While boxing will still be on the program at the 2024 Paris Games, the International Olympic Committee said its executive board has asked the full membership to withdraw its recognition of the IBA at a special meeting on June 22.

IOC members rarely vote against recommendations from their 15-member board and the IBA’s ouster is likely a formality.

The IOC had already suspended the IBA’s recognition in 2019 over long-standing financial, sports integrity and governance issues. The Olympic body oversaw the boxing competitions itself at the Tokyo Olympics held in 2021 and will do so again for Paris.

An IOC statement said the boxing body “has failed to fulfil the conditions set by the IOC … for lifting the suspension of the IBA’s recognition.”

The IBA criticized what it called a “truly abhorrent and purely political” decision by the IOC and warned of “retaliatory measures.”

“Now, we are left with no chance but to demand a fair assessment from a competent court,” the boxing body’s Russian president Umar Kremlev said in a statement.

The IOC-IBA standoff has also put boxing’s place at the 2028 Los Angeles Games at risk, though that should now be resolved.

The IOC previously stressed it has no problem with the sport or its athletes — just the IBA and its current president Kremlev, plus financial dependence on Russian state energy firm Gazprom.

In a 24-page report on IBA issues published Wednesday, the IOC concluded “the accumulation of all of these points, and the constant lack of drastic evolution throughout the many years, creates a situation of no-return.”

Olympic boxing’s reputation has been in question for decades. Tensions heightened after boxing officials worldwide ousted long-time IOC member C.K. Wu as their president in 2017 when the organization was known by its French acronym AIBA.

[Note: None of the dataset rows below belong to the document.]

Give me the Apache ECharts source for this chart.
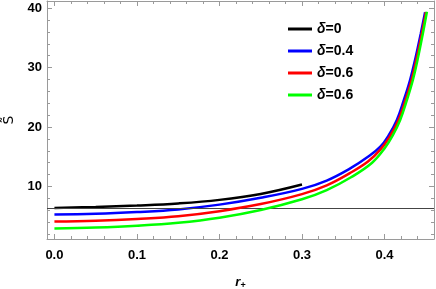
<!DOCTYPE html>
<html>
<head>
<meta charset="utf-8">
<script src="https://cdn.jsdelivr.net/npm/echarts@6/dist/echarts.min.js"></script>
<style>html,body{margin:0;padding:0;background:#fff}#c{width:436px;height:289px}</style>
</head>
<body>
<div id="c"></div>
<script>
// ---- data ----
const legendLabels = ['0', '0.4', '0.6', '0.6'];
const seriesColors = ['#000000', '#0000ff', '#ff0000', '#00ff00'];

const blackX = [0, 0.05, 0.1, 0.15, 0.2, 0.25, 0.3];
const blackY = [6.40, 6.55, 6.80, 7.15, 7.75, 8.75, 10.34];

const blueX = [0, 0.05, 0.1, 0.15, 0.2, 0.25, 0.3, 0.33, 0.358, 0.38, 0.395, 0.405, 0.415, 0.4235, 0.431, 0.437, 0.444, 0.4492];
const blueY = [5.28, 5.40, 5.70, 6.15, 6.95, 8.10, 9.60, 11.0, 13.0, 15.0, 16.7, 18.6, 21.2, 24.56, 27.91, 31.27, 35.75, 39.3];

const redX = [0, 0.05, 0.1, 0.15, 0.2, 0.25, 0.3, 0.33, 0.358, 0.38, 0.395, 0.406, 0.417, 0.4255, 0.4328, 0.4385, 0.4453, 0.4503];
const redY = [4.10, 4.25, 4.55, 5.00, 5.85, 7.05, 8.72, 10.2, 12.25, 14.2, 16.2, 18.3, 21.2, 24.56, 27.91, 31.27, 35.75, 39.35];

const greenX = [0, 0.05, 0.1, 0.15, 0.2, 0.25, 0.3, 0.33, 0.36, 0.385, 0.4, 0.41, 0.419, 0.4272, 0.4344, 0.440, 0.4465, 0.4514];
const greenY = [2.95, 3.10, 3.40, 3.90, 4.75, 6.05, 7.85, 9.4, 11.6, 14.0, 16.4, 18.6, 21.2, 24.56, 27.91, 31.27, 35.75, 39.38];

const refLineY = 6.38;

const xMajorTicks = [0, 0.1, 0.2, 0.3, 0.4];
const xMinorTicks = [0.02, 0.04, 0.06, 0.08, 0.12, 0.14, 0.16, 0.18, 0.22, 0.24, 0.26, 0.28, 0.32, 0.34, 0.36, 0.38, 0.42, 0.44];
const yMajorTicks = [10, 20, 30, 40];
const yMinorTicks = [2, 4, 6, 8, 12, 14, 16, 18, 22, 24, 26, 28, 32, 34, 36, 38];

const xRange = [-0.009, 0.46];
const yRange = [1.17, 41.2];
// --------------------------------------

const zip = (xs, ys) => xs.map((x, i) => [x, ys[i]]);
const allData = [zip(blackX, blackY), zip(blueX, blueY), zip(redX, redY), zip(greenX, greenY)];
const seriesNames = legendLabels.map((l, i) => 's' + i);

const axisGray = '#9a9a9a';
const FONT = 'Liberation Sans, Arial, sans-serif';
const labelFont = { color: '#000', fontWeight: 'bold', fontSize: 13, fontFamily: FONT };

function mkX(pos, ticks, len, showLabel, showLine, extra) {
  return Object.assign({
    type: 'value', position: pos, min: xRange[0], max: xRange[1],
    axisLine: { show: showLine, onZero: false, lineStyle: { color: axisGray, width: 1 } },
    axisTick: { show: true, inside: true, length: len, customValues: ticks, lineStyle: { color: axisGray, width: 1 } },
    axisLabel: showLabel ? Object.assign({ show: true, margin: 10, customValues: ticks, formatter: v => v.toFixed(1) }, labelFont) : { show: false },
    splitLine: { show: false }
  }, extra || {});
}
function mkY(pos, ticks, len, showLabel, showLine, extra) {
  return Object.assign({
    type: 'value', position: pos, min: yRange[0], max: yRange[1],
    axisLine: { show: showLine, onZero: false, lineStyle: { color: axisGray, width: 1 } },
    axisTick: { show: true, inside: true, length: len, customValues: ticks, lineStyle: { color: axisGray, width: 1 } },
    axisLabel: showLabel ? Object.assign({ show: true, margin: 5, customValues: ticks, formatter: v => String(Math.round(v)) }, labelFont) : { show: false },
    splitLine: { show: false }
  }, extra || {});
}

const chart = echarts.init(document.getElementById('c'), null, { renderer: 'canvas' });
chart.setOption({
  animation: false,
  backgroundColor: '#fff',
  grid: { left: 47, right: 2, top: 1, bottom: 50, show: false, containLabel: false, outerBoundsMode: 'none' },
  legend: {
    data: seriesNames,
    orient: 'vertical',
    left: 283, top: 17,
    itemWidth: 24, itemHeight: 3, itemGap: 8, itemTextGap: 10,
    icon: 'rect',
    formatter: name => {
      const i = seriesNames.indexOf(name);
      return '{d|δ}{v|=' + legendLabels[i] + '}';
    },
    textStyle: {
      rich: {
        d: { fontStyle: 'italic', fontWeight: 'bold', fontSize: 14, color: '#000', fontFamily: FONT, lineHeight: 16 },
        v: { fontWeight: 'bold', fontSize: 14, color: '#000', fontFamily: FONT, lineHeight: 16 }
      }
    }
  },
  xAxis: [
    mkX('bottom', xMajorTicks, 5, true, true, {
      name: '{r|r}{s|+}', nameLocation: 'middle', nameGap: 35,
      nameTextStyle: { rich: {
        r: { fontStyle: 'italic', fontWeight: 'bold', fontSize: 13, color: '#000', fontFamily: FONT },
        s: { fontWeight: 'bold', fontSize: 9, color: '#000', padding: [7, 0, 0, 0], fontFamily: FONT }
      } }
    }),
    mkX('bottom', xMinorTicks, 3, false, false),
    mkX('top', xMajorTicks, 5, false, true),
    mkX('top', xMinorTicks, 3, false, false)
  ],
  yAxis: [
    mkY('left', yMajorTicks, 5, true, true, {
      name: 'S\u0303', nameLocation: 'middle', nameGap: 31, nameRotate: 90,
      nameTextStyle: { fontSize: 14, color: '#000', fontFamily: 'DejaVu Sans, sans-serif' }
    }),
    mkY('left', yMinorTicks, 3, false, false),
    mkY('right', yMajorTicks, 5, false, true),
    mkY('right', yMinorTicks, 3, false, false)
  ],
  series: allData.map((d, i) => ({
    name: seriesNames[i],
    type: 'line',
    xAxisIndex: 0, yAxisIndex: 0,
    data: d,
    smooth: 0.4,
    showSymbol: false,
    symbol: 'none',
    color: seriesColors[i],
    lineStyle: { color: seriesColors[i], width: 2.5 },
    z: 3 + i,
    markLine: i === 0 ? {
      silent: true, symbol: 'none', label: { show: false },
      lineStyle: { color: '#444', width: 1, type: 'solid' },
      data: [{ yAxis: refLineY }]
    } : undefined
  }))
});
</script>
</body>
</html>
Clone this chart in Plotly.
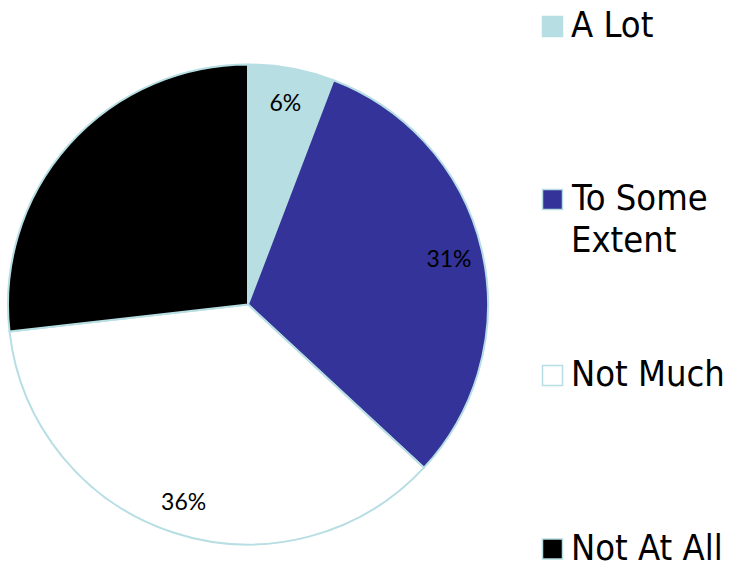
import plotly.graph_objects as go

categories = ["A Lot", "To Some Extent", "Not Much", "Not At All"]
legend_labels = ["A Lot", "To Some<br>Extent", "Not Much", "Not At All"]
values = [5.8, 31.1, 36.3, 26.8]
colors = ["#B7DEE3", "#333399", "#FFFFFF", "#000000"]
edge_color = "#B7DEE3"

W, H = 736, 567
def px(x):
    return x / W
def py(y):
    return 1 - y / H

pie_domain = dict(x=[px(8), px(488)], y=[py(544.5), py(64.5)])

fig = go.Figure()
# the pie itself
fig.add_trace(go.Pie(
    labels=categories,
    values=values,
    sort=False,
    direction="clockwise",
    rotation=0,
    marker=dict(colors=colors, line=dict(color=edge_color, width=2)),
    textinfo="none",
    domain=pie_domain,
    showlegend=False,
    hoverinfo="label+percent",
))
# transparent ring on top that carries the percentage labels near the rim
fig.add_trace(go.Pie(
    labels=categories,
    values=values,
    sort=False,
    direction="clockwise",
    rotation=0,
    hole=0.72,
    marker=dict(colors=["rgba(0,0,0,0)"] * len(values), line=dict(width=0)),
    texttemplate="%{percent:.0%}",
    textposition="inside",
    insidetextorientation="horizontal",
    textfont=dict(family="Lato, sans-serif", size=23, color="#000000"),
    domain=pie_domain,
    showlegend=False,
    hoverinfo="skip",
))

# legend built from layout shapes + annotations
row_y = [26.5, 199.5, 375.5, 549]
shapes = []
annotations = []
for i, (lab, col) in enumerate(zip(legend_labels, colors)):
    cy = row_y[i]
    shapes.append(dict(type="rect", xref="paper", yref="paper",
                       x0=px(542.5), x1=px(562.5), y0=py(cy + 10), y1=py(cy - 10),
                       fillcolor=col, line=dict(color=edge_color, width=1.5)))
    lines = lab.split("<br>")
    for j, t in enumerate(lines):
        annotations.append(dict(text=t, xref="paper", yref="paper",
                                x=px(569), y=py(cy - 2 + j * 41.7),
                                xanchor="left", yanchor="middle", showarrow=False,
                                font=dict(family="DejaVu Sans Condensed, DejaVu Sans, sans-serif",
                                          size=36, color="#000000")))

fig.update_layout(
    width=W, height=H,
    margin=dict(l=0, r=0, t=0, b=0),
    paper_bgcolor="white",
    plot_bgcolor="white",
    shapes=shapes,
    annotations=annotations,
)

fig.write_html("out.html", config={"displayModeBar": False},
               post_script="document.body.style.margin='0px';")
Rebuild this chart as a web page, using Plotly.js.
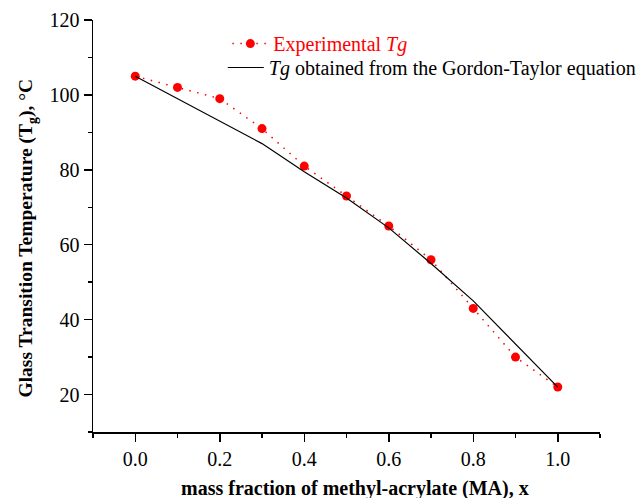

“From a disreputable organization named AIBA governed by someone from the IOC’s upper echelon, we committed to and executed a change in the toxic and corrupt culture that was allowed to fester under the IOC for far too long,” Kremlev said Wednesday in a statement.

National federations then defied IOC warnings in 2018 by electing as their president Gafur Rakhimov, a businessman from Uzbekistan with alleged ties to organized crime and heroin trafficking.

Kremlev’s election to replace Rakhimov in 2020 followed another round of IOC warnings that went unheeded.

Amid the IBA turmoil, a rival organization called World Boxing has attracted initial support from officials in the United States, Switzerland and Britain.

The IBA can still continue to organize its own events and held the men’s world championships last month in the Uzbek capital Tashkent.